Sokağın karşısında gördüğüm çorapları hiç giyemedim. Cart turuncu bir enstelasyonun da yaratıcısı olmayı hayal bile edemezdim herhalde. Her memleket okumuşu gibi, sadece bizim dilimizde olan o meyyus “aydınlanma”ya Frankofoni ve Paris şehri üzerinden giriş yaptığım ve çoğu kişinin aksine çıkışı Amerikanoloji cihetlerinde bulduğumdan ötürü, Paris bir yaradır. Paris bir yara mıdır?
Amerikan ideolojisinin yayıldığı bir zamanda entelektüel ve doksaya dair formasyonunu almış insanların pek de hissedebileceği bir yara değil. Yirminci yüzyılı ondokuzuncu yüzyıldan iki-üç kırıklı geçenlerin anca anlayabileceği bir dert.

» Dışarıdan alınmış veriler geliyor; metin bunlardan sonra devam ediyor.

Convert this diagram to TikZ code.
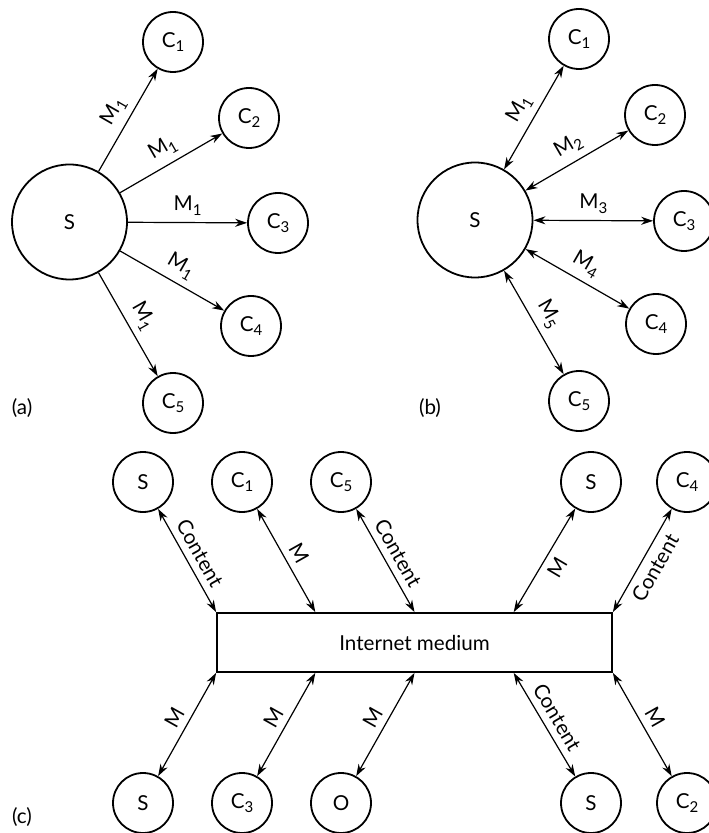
\documentclass[tikz,border=0pt]{standalone}
\usepackage{fontspec}
\setmainfont{Lato}
\usetikzlibrary{arrows.meta,calc}
\tikzstyle{client}=[circle,draw,line width=0.9pt,minimum size=30pt,inner sep=0pt]
\tikzstyle{server}=[circle,draw,line width=0.9pt,minimum size=57.5pt,inner sep=0pt]
\tikzstyle{msg}=[line width=0.6pt,-{Stealth[length=6pt,width=4pt]}]
\tikzstyle{dmsg}=[line width=0.6pt,{Stealth[length=6pt,width=4pt]}-{Stealth[length=6pt,width=4pt]}]
\newcommand{\sub}[2]{#1\raisebox{-0.45ex}{\fontsize{7.5}{8}\selectfont #2}}

\begin{document}
\begin{tikzpicture}[x=0.5pt,y=-0.5pt,font=\fontsize{10.3}{12}\selectfont]
    \useasboundingbox (0,0) rectangle (708,833);
    % (a) one message to all
    \node[server] (as) at (69.5,222) {S};
    \node[client] (a1) at (173,42)  {\sub{C}{1}};
    \node[client] (a2) at (249,118) {\sub{C}{2}};
    \node[client] (a3) at (278,223) {\sub{C}{3}};
    \node[client] (a4) at (251,326) {\sub{C}{4}};
    \node[client] (a5) at (173,403) {\sub{C}{5}};
    \foreach \i in {1,...,5}
    \draw[msg] (as) -- node[sloped,above] {\sub{M}{1}} (a\i);
    \node (alab) at (22,408) {(a)};

    % (b) one message per client
    \node[server] (bs) at (475,220) {S};
    \node[client] (b1) at (579,39)  {\sub{C}{1}};
    \node[client] (b2) at (655,115) {\sub{C}{2}};
    \node[client] (b3) at (684,221) {\sub{C}{3}};
    \node[client] (b4) at (656,324) {\sub{C}{4}};
    \node[client] (b5) at (579,401) {\sub{C}{5}};
    \foreach \i in {1,...,5}
    \draw[dmsg] (bs) -- node[sloped,above] {\sub{M}{\i}} (b\i);
    \node (blab) at (430,408) {(b)};

    % (c) internet medium
    \node[draw,line width=0.9pt,minimum width=197.5pt,minimum height=29.5pt] (net) at (414.5,642.5) {Internet medium};
    \foreach \k in {0,...,4} {
      \coordinate (nt\k) at ($(net.north west)!\k/4!(net.north east)$);
      \coordinate (nb\k) at ($(net.south west)!\k/4!(net.south east)$);
    }
    \node[client] (tS1) at (143,482) {S};
    \node[client] (tC1) at (242,482) {\sub{C}{1}};
    \node[client] (tC5) at (341,482) {\sub{C}{5}};
    \node[client] (tS2) at (591,482) {S};
    \node[client] (tC4) at (687,482) {\sub{C}{4}};
    \node[client] (bS1) at (143,803) {S};
    \node[client] (bC3) at (242,803) {\sub{C}{3}};
    \node[client] (bO)  at (341,803) {O};
    \node[client] (bS2) at (591,803) {S};
    \node[client] (bC2) at (687,803) {\sub{C}{2}};

    \foreach \from/\to/\txt/\side in {tS1/nt0/Content/above,tC1/nt1/M/above,tC5/nt2/Content/above,nt3/tS2/M/below,nt4/tC4/Content/below,bS1/nb0/M/above,bC3/nb1/M/above,bO/nb2/M/above,nb3/bS2/Content/above,nb4/bC2/M/above}
    \draw[dmsg] (\from) -- node[sloped,\side] {\txt} (\to);
    \node (clab) at (22,817) {(c)};
\end{tikzpicture}
\end{document}
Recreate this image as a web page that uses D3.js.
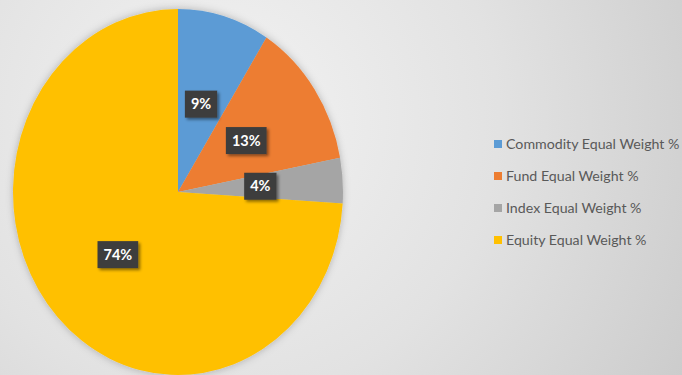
<!DOCTYPE html>
<html>
<head>
<meta charset="utf-8">
<script src="https://cdn.jsdelivr.net/npm/d3@7/dist/d3.min.js"></script>
<style>
  html, body { margin: 0; padding: 0; }
  body { width: 682px; height: 375px; overflow: hidden; }
  svg { display: block; }
</style>
</head>
<body>
<svg id="chart" width="682" height="375"></svg>
<script>
// Portfolio weighting mix
const categories = ["Commodity Equal Weight %", "Fund Equal Weight %", "Index Equal Weight %", "Equity Equal Weight %"];
const values = [9, 13, 4, 74];
const valueLabels = ["9%", "13%", "4%", "74%"];
const colors = ["#5B9BD5", "#ED7D31", "#A5A5A5", "#FFC000"];

const W = 682, H = 375;
const svg = d3.select("#chart");
const defs = svg.append("defs");

// soft grey backdrop
const bg = defs.append("radialGradient").attr("id", "bg")
  .attr("gradientUnits", "userSpaceOnUse")
  .attr("cx", 220).attr("cy", 120).attr("r", 620);
bg.append("stop").attr("offset", "0%").attr("stop-color", "#f3f3f3");
bg.append("stop").attr("offset", "45%").attr("stop-color", "#e2e2e2");
bg.append("stop").attr("offset", "100%").attr("stop-color", "#c4c4c4");
svg.append("rect").attr("width", W).attr("height", H).attr("fill", "url(#bg)");

const pieShadow = defs.append("filter").attr("id", "pieShadow")
  .attr("x", "-20%").attr("y", "-20%").attr("width", "140%").attr("height", "140%");
pieShadow.append("feDropShadow").attr("dx", 0).attr("dy", 0).attr("stdDeviation", 4)
  .attr("flood-color", "#000").attr("flood-opacity", 0.25);

const boxShadow = defs.append("filter").attr("id", "boxShadow")
  .attr("x", "-30%").attr("y", "-30%").attr("width", "170%").attr("height", "170%");
boxShadow.append("feDropShadow").attr("dx", 2).attr("dy", 2).attr("stdDeviation", 1.5)
  .attr("flood-color", "#000").attr("flood-opacity", 0.45);

// pie is drawn slightly squashed horizontally
const cx = 178, cy = 192, ry = 183, rx = 165;
const sx = rx / ry;

const pie = d3.pie().sort(null).value(d => d)(values);
const arc = d3.arc().innerRadius(0).outerRadius(ry);

const pieG = svg.append("g").attr("transform", `translate(${cx},${cy}) scale(${sx},1)`);
pieG.append("g").attr("filter", "url(#pieShadow)")
  .selectAll("path").data(pie).join("path")
  .attr("d", arc)
  .attr("fill", (d, i) => colors[i]);

// value labels on dark boxes at slice centroids
const labelG = svg.append("g").attr("transform", `translate(${cx},${cy})`);
const font = "Lato, 'Open Sans', sans-serif";
pie.forEach((d, i) => {
  const [px, py] = arc.centroid(d);
  const x = px * sx, y = py;
  const g = labelG.append("g").attr("transform", `translate(${x},${y})`);
  const t = g.append("text")
    .attr("text-anchor", "middle").attr("dy", "0.36em")
    .attr("font-family", font).attr("font-weight", "bold").attr("font-size", 14.5)
    .attr("fill", "#ffffff").text(valueLabels[i]);
  const w = t.node().getComputedTextLength() + 12;
  g.insert("rect", "text")
    .attr("x", -w / 2).attr("y", -13.5).attr("width", w).attr("height", 27)
    .attr("fill", "#3d3d3d").attr("filter", "url(#boxShadow)");
});

// legend
const legendY = d3.scalePoint().domain(categories).range([144, 240]);
const legend = svg.append("g");
const items = legend.selectAll("g").data(categories).join("g")
  .attr("transform", d => `translate(494,${legendY(d)})`);
items.append("rect").attr("x", 0).attr("y", -4).attr("width", 8).attr("height", 8)
  .attr("fill", (d, i) => colors[i]);
items.append("text").attr("x", 12).attr("dy", "0.35em")
  .attr("font-family", font).attr("font-size", 14.2).attr("fill", "#595959")
  .text(d => d);
</script>
</body>
</html>
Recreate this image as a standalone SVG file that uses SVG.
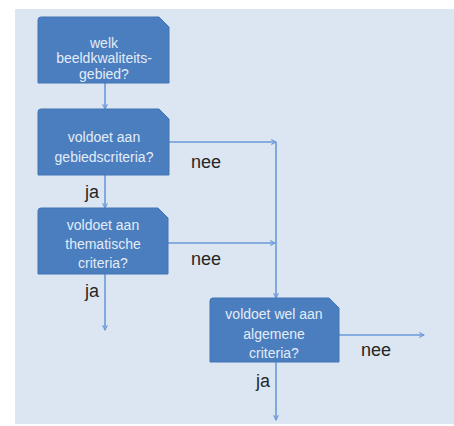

Cart parlak çoraplarda geçmişi ve geleceği görebilmek, üsluplar arasındaki bu hazin ve pervasız ve heyecanlı geçiş. Sanatın ucuz bir arabayla alüminyum merdivene el kol hareketi yapan -yazlıkçıların sıhhi tesisatçılarla mütemadiyen bitmeyen mücadelesini anımsatır bir biçimde- bir yaratıcının varlığında cisim bulması.
Paris’te aradığım kurtçuklar, yerlerini müflis bir yeniden çalışma olgusuna -oturup Fransıcayı öğrenmeliyim- akademik hayatın hep yakalanması gereken sınırlarına ve takvimlerine bırakırken, bu kare dikiz aynamın çok ama çok gerisinde kalmıştı bile. Benim için isimsiz bir sanatçıyla sessizce karşılaştığım -çoraplar müstesna- çok uzak zamanların bir izi kendini bir imgede yeniden belirgin kılana dek bu kareye geri dönme fırsatım olmayacaktı.
Son not: Bu postanın bir kısmı -hatta epeyi büyük bir kısmı- imgeler’de paylaşılmıştı. İmgeler’in bitmesiyle birlikte buraya taşınan ve yeniden yorumlanan fikirlerin içerisinde yer alıyor bu posta.